Sunday, November 18, 2018

Why Your NDA is WORSE Than Nothing for China

China NDA

American and European companies constantly come to one of the China lawyers at my firm seeking to “shore up” their China IP protections. These are mostly companies that have been doing business in China or with China for months or years and have now decided they are doing well enough financially there to start paying to protect what they have. Let me start out by being clear: it is nearly always better to be late than never when it comes to protecting your IP, both regarding China and otherwise. But let me also be clear that it is also nearly always better to take action to protect your IP before you do anything with China at all.

Far too many of the foreign companies that come to my law firm seeking to “shore up” their China IP protections actually have no China IP protections at all in place. But they wrongly believe otherwise.

Many of these companies do not realize that unless they register their brand name as a trademark in China they are at real risk of losing their right to use their own brand name in China, even if just on their own product or packaging made in China for export elsewhere.
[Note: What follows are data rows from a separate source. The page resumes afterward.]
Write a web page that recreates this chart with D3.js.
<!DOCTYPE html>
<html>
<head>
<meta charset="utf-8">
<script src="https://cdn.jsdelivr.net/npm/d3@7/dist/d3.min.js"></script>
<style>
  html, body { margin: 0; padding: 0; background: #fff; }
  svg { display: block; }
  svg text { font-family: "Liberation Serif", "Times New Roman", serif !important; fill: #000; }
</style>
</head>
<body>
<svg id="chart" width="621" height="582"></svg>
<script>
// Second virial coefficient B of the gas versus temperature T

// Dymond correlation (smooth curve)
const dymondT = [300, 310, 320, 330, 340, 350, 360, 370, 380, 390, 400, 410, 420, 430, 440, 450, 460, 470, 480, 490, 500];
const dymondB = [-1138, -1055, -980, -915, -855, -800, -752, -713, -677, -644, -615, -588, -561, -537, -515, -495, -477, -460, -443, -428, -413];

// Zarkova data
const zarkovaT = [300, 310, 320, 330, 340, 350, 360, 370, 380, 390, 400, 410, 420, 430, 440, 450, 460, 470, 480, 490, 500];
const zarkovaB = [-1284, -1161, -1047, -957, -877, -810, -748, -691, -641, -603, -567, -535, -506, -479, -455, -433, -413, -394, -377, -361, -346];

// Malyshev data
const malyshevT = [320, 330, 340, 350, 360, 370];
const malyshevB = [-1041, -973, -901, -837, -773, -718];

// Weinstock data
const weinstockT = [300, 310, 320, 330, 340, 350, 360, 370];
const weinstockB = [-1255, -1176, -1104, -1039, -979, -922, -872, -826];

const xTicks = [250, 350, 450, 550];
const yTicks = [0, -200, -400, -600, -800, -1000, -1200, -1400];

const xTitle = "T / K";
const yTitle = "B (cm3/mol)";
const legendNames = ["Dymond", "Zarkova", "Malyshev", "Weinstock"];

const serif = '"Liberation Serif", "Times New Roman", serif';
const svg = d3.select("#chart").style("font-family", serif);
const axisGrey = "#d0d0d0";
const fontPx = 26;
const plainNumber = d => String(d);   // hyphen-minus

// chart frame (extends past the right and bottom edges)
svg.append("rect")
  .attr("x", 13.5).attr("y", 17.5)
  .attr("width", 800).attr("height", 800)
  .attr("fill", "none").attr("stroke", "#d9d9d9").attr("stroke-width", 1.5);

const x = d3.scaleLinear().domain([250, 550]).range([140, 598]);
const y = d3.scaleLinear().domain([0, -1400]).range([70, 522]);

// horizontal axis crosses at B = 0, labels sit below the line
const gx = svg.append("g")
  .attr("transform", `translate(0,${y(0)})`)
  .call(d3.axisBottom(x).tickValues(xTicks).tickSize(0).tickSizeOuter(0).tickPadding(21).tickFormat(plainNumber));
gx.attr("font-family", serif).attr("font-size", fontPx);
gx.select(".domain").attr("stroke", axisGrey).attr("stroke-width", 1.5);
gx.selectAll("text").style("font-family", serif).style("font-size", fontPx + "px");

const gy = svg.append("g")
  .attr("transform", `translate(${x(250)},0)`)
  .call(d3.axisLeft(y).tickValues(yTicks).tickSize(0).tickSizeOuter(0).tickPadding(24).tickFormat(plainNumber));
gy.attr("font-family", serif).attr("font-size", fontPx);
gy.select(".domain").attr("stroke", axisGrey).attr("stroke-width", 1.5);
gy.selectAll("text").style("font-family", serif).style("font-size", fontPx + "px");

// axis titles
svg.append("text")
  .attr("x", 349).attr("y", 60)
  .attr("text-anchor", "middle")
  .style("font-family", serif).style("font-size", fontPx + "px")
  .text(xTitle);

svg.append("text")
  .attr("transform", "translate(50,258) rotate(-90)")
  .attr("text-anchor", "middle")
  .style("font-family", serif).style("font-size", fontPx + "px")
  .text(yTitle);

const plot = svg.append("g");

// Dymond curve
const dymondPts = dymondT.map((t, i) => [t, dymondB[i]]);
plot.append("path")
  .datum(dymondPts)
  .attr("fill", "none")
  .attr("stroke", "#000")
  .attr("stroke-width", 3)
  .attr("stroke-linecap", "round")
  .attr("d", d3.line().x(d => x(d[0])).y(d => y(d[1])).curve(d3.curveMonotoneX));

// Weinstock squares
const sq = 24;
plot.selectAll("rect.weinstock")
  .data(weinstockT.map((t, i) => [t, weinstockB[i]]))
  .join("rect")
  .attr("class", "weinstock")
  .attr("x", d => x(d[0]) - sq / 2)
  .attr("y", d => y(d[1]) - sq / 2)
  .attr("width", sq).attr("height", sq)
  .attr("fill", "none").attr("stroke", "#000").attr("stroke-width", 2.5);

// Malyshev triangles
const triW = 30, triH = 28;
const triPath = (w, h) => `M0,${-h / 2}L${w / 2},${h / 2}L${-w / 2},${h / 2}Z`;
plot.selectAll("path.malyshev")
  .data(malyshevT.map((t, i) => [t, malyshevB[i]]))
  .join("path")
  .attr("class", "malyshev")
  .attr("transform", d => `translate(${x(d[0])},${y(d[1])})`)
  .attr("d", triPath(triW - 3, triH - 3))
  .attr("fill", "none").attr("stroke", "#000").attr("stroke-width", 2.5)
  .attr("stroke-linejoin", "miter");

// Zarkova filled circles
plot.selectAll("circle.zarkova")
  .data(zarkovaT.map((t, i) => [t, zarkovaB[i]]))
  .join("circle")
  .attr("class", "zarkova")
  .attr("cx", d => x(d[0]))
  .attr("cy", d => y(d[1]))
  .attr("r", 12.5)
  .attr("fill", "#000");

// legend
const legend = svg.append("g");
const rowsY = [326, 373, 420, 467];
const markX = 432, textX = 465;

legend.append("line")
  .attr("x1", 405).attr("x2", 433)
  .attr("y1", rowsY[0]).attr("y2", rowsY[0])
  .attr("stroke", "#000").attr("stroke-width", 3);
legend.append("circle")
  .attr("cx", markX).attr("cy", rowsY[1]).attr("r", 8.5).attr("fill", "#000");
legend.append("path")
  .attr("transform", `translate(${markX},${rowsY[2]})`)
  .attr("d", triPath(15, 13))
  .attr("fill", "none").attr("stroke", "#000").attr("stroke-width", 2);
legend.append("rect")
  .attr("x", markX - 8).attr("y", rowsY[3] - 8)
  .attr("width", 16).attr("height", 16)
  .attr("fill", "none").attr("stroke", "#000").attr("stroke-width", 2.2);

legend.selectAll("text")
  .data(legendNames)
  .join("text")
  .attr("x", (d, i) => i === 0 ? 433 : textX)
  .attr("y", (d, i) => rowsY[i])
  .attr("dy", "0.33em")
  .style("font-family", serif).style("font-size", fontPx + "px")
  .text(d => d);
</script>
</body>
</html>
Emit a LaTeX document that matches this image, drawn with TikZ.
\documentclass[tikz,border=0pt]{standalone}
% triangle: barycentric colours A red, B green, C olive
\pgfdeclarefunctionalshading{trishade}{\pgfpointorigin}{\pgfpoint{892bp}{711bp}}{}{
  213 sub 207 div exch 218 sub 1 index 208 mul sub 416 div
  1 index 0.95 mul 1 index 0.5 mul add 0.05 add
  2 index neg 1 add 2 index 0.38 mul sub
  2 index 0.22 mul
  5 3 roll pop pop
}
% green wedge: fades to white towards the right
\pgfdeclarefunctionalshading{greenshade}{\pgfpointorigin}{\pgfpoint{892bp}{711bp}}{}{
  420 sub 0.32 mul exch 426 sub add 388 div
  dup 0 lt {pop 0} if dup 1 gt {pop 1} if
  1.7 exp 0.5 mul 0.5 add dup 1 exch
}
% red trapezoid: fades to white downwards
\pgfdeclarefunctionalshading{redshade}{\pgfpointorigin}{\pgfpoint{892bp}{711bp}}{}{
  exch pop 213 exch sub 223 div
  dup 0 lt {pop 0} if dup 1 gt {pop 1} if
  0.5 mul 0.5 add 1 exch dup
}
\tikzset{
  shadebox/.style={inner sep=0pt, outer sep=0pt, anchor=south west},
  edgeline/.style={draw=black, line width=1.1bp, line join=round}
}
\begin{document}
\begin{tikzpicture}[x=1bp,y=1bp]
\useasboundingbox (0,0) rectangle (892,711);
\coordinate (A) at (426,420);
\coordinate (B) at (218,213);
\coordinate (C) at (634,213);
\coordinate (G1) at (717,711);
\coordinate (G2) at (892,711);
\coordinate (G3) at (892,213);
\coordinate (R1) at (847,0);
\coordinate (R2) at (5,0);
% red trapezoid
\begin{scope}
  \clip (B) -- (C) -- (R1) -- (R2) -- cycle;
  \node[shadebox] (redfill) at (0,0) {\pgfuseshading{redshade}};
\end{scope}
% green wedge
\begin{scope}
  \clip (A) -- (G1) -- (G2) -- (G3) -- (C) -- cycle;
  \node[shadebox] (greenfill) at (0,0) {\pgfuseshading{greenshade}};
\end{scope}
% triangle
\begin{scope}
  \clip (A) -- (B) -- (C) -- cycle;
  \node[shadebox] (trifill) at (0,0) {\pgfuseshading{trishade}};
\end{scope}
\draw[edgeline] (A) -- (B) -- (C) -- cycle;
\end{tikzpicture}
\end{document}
See China: Do Just ONE Thing: Register Your Trademarks AND Your Design Patents, Part 1. Some of these companies think they’ve already protected their brand name from trademark “theft” in China, but our own trademark search reveals they have not. See China Trademarks. Register Them In China Not Madrid and China Trademark Registration: Keep it Real.

But by far the most common misbelief regarding China IP protection we encounter is the foreign company that believes its United States style NDA protects their IP in China when it most emphatically does not. See Why Your NDA Does Not Work For China. When I tell them that these NDAs do not provide any protection unless the China company that signed it has assets in the United States their response is almost invariably something along the lines of, “well it is at least better than our having nothing. My response to that is silence and then I say something positive and forward thinking, but ultimately noncommittal like, “well, fortunately, we can now start taking substantive action to protect your IP from China.”
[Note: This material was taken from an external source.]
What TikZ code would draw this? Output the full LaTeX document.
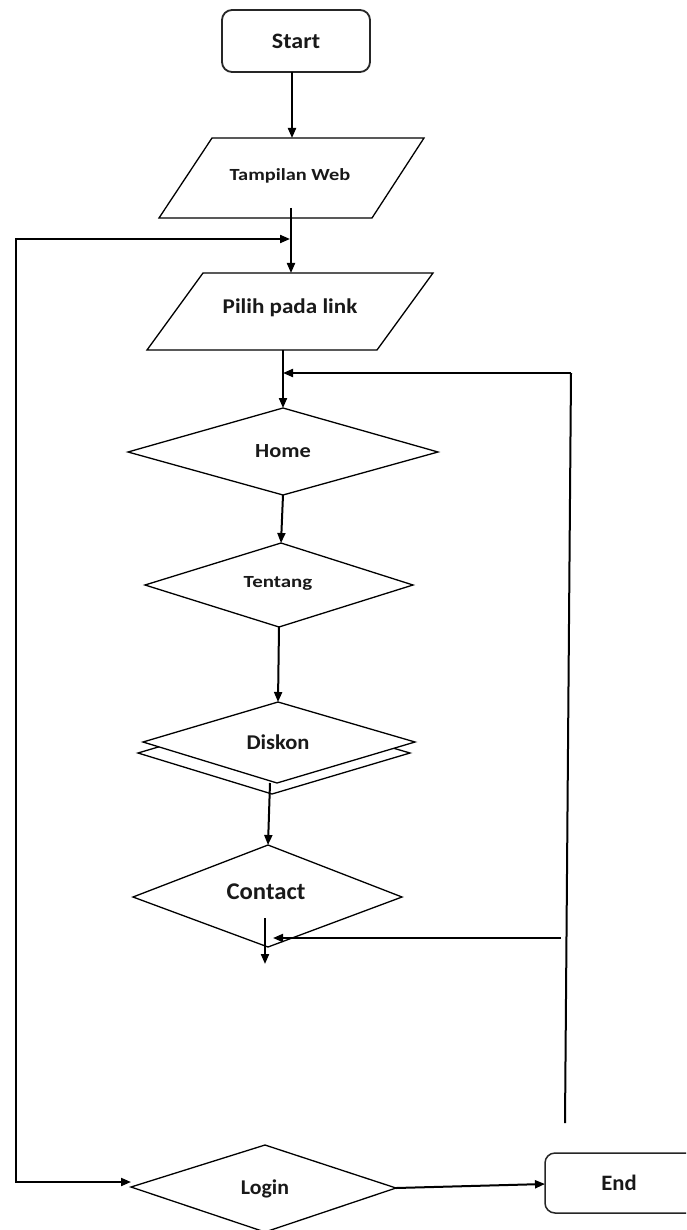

But what I am thinking is, “wrong, your NDA is actually WORSE than nothing.” And here is why.
  1. Your China counterpart knows the NDA it signed is worthless and your using that NDA tells it that neither you nor anybody working for you (within or outside your company) has even the most basic knowledge of what it takes to protect IP in China. In other words, you are ripe for the picking.
  2. Your NDA is pretty much a free pass for your China counterpart to steal your IP with impunity and this is true for multiple reasons, though one reason usually stands out. Your NDA no doubt says all disputes will be resolved in an American court under United States law. Now let’s suppose your China counterpart steals your IP and you want to sue. You now must sue in a United States court and that means you have almost certainly cut off any possibility of recovering anything as against your China counterpart. For why this is the case, check out Enforcing Foreign Judgments In China — Let’s Sue TwiceChinese Companies Can Say, “So Sue MeWhy Suing Chinese Companies In The US Is Usually A Waste Of Time, and Enforcing US Judgments in China. Not Yet.
  3. If you had no NDA you could at least threaten to sue or actually sue your China counterpart in China for statutory trade secret or other potential IP violations. But your NDA agreement actually precludes that.

If you want to protect your IP from China you need an appropriate China NNN Agreement. It’s that simple.